OUR society maintains rigid standards for legacies and "normal" families, standards it imposes heavily on men, yet it is women who consistently suffer the consequences of collective illiteracy.
We live in an era of rapid technological advancement, yet when it comes to the biology of the human body, many remain anchored to medieval prejudices.
The weight of expectations is often placed on the shoulders of those least responsible for the biological outcome, creating a cycle of shame that is as unscientific as it is cruel.
Recently, I attended an event hosted by a phenomenally successful woman.
She is a titan of industry, surpassing most in wealth and prosperity. However, as I sat there, the women next to me began to whisper. To them, her brilliance was irrelevant.
They muttered that her achievements didn't matter because her husband had left her for a mistress. The "reason" provided by the gossipers was that she had "only" given birth to daughters. They went on to blame her for failing to provide an heir to carry the family line, as if her success was a hollow consolation prize for her "failed" reproductive duties.
I sat there, maintaining a mask of composure out of courtesy for my elders, but my mind was racing with questions: Are girls not heiresses?
Since when did a double-X chromosome disqualify a child from a legacy? And, most importantly, do we still not understand how basic biology works? When I dared to push back against their narrative, their response was chilling: “Who cares? A woman must be fruitful. People don’t even care about the reason behind it.” As frustrating as their ignorance was, I knew they were right about one thing: society often doesn’t care about the "why" when it has a woman to blame.
But the "why" matters and the science is clear.

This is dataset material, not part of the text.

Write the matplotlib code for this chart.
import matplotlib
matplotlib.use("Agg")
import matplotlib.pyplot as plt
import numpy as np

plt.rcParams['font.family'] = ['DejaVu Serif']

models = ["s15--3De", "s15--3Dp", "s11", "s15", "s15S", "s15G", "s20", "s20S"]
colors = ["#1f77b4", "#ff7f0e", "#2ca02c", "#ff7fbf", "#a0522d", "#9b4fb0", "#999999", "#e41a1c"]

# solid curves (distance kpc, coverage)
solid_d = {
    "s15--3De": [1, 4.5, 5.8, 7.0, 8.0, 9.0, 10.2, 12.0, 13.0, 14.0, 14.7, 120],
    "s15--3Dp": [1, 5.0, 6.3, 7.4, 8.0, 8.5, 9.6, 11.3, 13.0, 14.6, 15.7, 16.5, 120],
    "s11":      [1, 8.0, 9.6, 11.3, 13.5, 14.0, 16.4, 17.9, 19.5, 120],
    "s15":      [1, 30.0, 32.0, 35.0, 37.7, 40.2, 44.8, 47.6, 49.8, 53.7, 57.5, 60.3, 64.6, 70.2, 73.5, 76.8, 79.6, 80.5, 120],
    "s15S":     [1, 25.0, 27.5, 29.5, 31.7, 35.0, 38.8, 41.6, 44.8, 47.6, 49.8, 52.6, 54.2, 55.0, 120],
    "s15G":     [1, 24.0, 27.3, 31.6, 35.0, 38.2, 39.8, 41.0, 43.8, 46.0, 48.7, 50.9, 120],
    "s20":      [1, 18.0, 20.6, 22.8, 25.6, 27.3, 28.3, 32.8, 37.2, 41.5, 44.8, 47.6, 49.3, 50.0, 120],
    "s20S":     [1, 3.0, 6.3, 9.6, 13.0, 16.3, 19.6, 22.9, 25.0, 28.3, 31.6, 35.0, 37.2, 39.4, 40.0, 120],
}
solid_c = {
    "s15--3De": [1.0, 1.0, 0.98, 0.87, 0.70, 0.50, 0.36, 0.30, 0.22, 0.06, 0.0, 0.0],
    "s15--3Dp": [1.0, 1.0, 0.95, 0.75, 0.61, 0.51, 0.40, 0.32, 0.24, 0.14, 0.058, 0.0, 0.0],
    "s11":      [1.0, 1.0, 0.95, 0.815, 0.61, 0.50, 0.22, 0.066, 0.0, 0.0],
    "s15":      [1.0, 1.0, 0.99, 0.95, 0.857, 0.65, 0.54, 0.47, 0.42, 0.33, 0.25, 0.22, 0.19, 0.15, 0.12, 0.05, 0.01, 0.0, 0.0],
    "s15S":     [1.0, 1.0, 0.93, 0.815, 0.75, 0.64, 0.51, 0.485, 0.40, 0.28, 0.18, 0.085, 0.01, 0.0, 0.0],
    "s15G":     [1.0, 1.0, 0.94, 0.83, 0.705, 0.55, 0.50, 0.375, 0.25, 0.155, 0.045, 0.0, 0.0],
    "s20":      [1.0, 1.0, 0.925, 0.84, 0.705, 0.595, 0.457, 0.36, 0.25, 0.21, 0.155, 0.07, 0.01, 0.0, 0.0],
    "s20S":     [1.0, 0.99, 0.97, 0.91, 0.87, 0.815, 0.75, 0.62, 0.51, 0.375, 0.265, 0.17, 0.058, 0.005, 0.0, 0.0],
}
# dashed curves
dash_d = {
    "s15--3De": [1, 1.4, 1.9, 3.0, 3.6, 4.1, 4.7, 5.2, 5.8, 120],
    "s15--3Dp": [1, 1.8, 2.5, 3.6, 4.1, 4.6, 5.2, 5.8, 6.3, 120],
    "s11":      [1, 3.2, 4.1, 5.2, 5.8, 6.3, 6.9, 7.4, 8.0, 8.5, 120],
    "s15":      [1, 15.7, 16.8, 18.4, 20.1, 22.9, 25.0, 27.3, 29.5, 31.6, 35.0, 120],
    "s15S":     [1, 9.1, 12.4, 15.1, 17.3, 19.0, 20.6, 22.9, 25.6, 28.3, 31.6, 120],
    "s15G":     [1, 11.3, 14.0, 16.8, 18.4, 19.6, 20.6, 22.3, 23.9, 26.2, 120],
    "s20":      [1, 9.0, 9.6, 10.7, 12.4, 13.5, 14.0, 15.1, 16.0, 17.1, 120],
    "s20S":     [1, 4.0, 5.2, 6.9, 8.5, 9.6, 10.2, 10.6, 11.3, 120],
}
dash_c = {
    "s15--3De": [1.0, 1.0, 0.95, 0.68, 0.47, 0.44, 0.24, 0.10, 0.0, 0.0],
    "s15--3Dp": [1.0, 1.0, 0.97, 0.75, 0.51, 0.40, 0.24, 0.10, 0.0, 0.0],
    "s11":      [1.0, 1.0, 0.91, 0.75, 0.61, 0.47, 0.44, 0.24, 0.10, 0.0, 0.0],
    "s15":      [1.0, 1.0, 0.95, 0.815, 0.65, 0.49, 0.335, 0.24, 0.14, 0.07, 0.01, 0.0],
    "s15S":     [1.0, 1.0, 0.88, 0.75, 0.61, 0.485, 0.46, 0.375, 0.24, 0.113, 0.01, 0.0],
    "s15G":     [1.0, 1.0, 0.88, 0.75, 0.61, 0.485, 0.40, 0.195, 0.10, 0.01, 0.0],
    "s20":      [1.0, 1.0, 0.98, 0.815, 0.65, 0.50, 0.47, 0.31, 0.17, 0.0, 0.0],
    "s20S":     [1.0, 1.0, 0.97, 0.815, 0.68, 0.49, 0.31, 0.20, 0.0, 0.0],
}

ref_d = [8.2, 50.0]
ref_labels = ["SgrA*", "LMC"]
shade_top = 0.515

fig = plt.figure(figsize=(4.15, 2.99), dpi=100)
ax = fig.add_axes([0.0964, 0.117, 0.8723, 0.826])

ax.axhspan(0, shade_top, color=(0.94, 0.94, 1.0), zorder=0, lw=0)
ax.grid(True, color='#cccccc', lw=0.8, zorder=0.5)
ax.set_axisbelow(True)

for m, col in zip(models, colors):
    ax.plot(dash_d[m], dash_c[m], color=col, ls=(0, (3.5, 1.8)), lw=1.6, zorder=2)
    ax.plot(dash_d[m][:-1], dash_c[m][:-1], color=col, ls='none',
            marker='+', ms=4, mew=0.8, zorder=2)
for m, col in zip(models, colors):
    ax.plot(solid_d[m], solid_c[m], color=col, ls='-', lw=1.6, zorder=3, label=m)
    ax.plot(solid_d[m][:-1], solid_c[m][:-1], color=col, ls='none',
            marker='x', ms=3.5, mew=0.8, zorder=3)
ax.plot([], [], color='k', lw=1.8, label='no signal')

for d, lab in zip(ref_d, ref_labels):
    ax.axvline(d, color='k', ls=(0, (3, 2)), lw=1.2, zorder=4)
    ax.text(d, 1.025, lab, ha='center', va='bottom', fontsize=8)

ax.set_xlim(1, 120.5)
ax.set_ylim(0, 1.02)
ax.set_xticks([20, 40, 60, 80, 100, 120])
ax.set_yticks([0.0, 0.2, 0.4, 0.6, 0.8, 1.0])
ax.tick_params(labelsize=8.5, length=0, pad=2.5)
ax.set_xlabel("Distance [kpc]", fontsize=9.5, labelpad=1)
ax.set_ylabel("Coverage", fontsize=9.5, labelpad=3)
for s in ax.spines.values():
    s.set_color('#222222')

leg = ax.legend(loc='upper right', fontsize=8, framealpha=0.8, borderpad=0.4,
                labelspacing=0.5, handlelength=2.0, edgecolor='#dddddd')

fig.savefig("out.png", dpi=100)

Biologically, the sex of a child is determined by the father’s sperm. Every woman carries two X chromosomes. A man carries one X and one Y. If the father’s sperm contributes an X, the child is a girl; if he contributes a Y, the child is a boy. Scientific research, including studies published in the Journal of Applied Genetics, confirms that the "choice" of sex happens at the moment of conception based entirely on the male gamete. To blame a woman for not producing a son is like blaming the soil for the type of seed the farmer chose to plant.
Furthermore, infertility is rarely a "one-sided" issue, despite the social narrative. According to the World Health Organisation, infertility affects millions of people of reproductive age worldwide.
Research indicates that in roughly one-third of cases, the issue rests with the male, one-third with the female and the remaining third is a combination of both or unexplained factors.
Yet, the social stigma remains lopsided, shielding men from the reality of their own physiology while leaving women to navigate the fallout alone.
To understand the weight of this burden, I spoke with two women who requested anonymity.
Their stories are mirrors of a broken system. The first has been married for five years without a child.
"The doctor said there is nothing wrong with me," she shared. "But my husband refuses to visit a male fertility clinic. He insists that fertility issues always lie with the woman and says he is 'being patient' with me."
This "patience" is a thin veil for avoidance. Meanwhile, she bears the brunt of the family’s cruelty. She avoids family functions to escape the piercing questions: Chiitai mwana, muchaita mwana riini? (Make a baby, when will you make a baby?)
The second woman is a mother of five daughters. She described how the atmosphere in her home soured after her second girl was born. The excitement vanished, replaced by a growing coldness from her in-laws. She was eventually labelled "Mai VeMahure", a derogatory term implying she was only capable of producing girls who would grow up to be "prostitutes," because she had no sons to "protect" the lineage.
Her husband eventually sought a son elsewhere. In a twist of poetic justice, his mistress gave birth to two more girls.
This is not just a "women’s issue". It is a human rights issue and a literacy crisis. When we allow men to bypass the fertility clinic while their wives are subjected to invasive tests and social shaming, we are choosing ignorance over family health.
When we treat daughters as "placeholders" for sons, we are devaluing half of the human race. We must stop treating the womb as a scapegoat for biological processes that involve two players. In the game of conception, there is no "sole proprietor."
The next time you are at a gathering and hear someone whispering about a woman’s "failure" to conceive or produce a son, speak up. Correct the science. Remind them that a legacy is built on character and love, not just a Y chromosome. To the husbands: be partners in health, not just in name. Go to the clinic. Support your wives. Legacy is not about the gender of the child; it is about the quality of the ancestors we choose to be. It is time we stopped punishing women for the laws of nature.